I think the easy approach is:

  • Install Manjaro with KDE on the computer. Configuring Arch is a pain in the ass, Manjaro does a lot of it out of the box for you. KDE makes gamepads easy to set up.
  • Don't set any passwords so you can boot easily like the Deck does. The Manjaro installer forces a user password, so you have to manually blank it after installing the OS.
  • You can further improve booting by enabling fastboot in your BIOS.
  • Install Steam. Configure Manjaro to autostart steam -tenfoot. Your computer will now boot into the big picture mode which is basically the same as the deck experience.

I noticed that the Big Picture UI is a lot laggier than the Deck. I am guessing this is just Valve devs being lazy/incompetent. The games themselves don't have this problem.

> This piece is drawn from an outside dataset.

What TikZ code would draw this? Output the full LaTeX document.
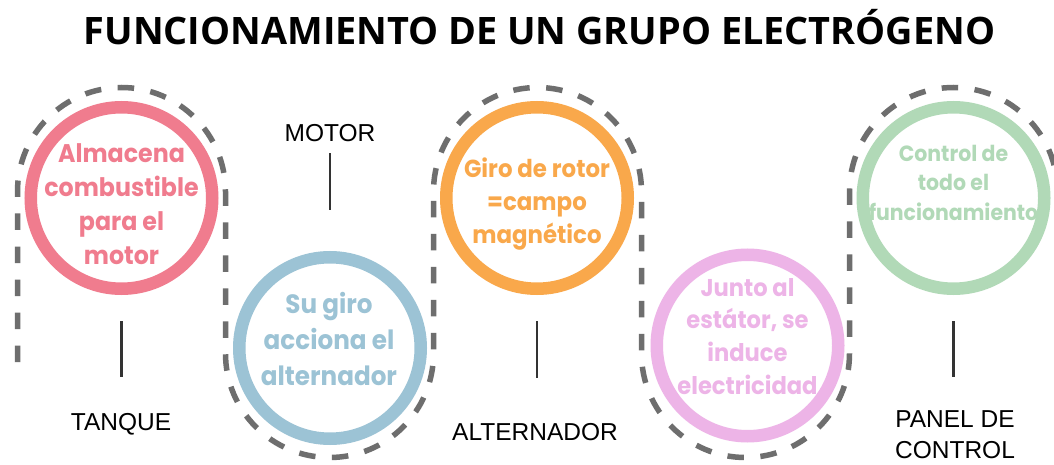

My controller worked out of the box with Big Picture Mode (I just had to connect it using Bluetooth in KDE). It was even better since I get a notification when the battery is low, unlike Steam's gaming mode. In KDE itself, the controller's touchpad worked, but triggers do not issue mouse clicks like on the Deck's "desktop mode" - I don't really care since outside games I prefer using a keyboard anyway. But it is possible to remap gamepad buttons to mouse in Linux, and you could probably steal the config from the Deck's /etc/X11/xorg.conf.d/.

Steam Deck uses a read-only filesystem for stuff outside /home so that they can lock it down and ship disk images as updates. I consider this a minus so I didn't bother replicating it.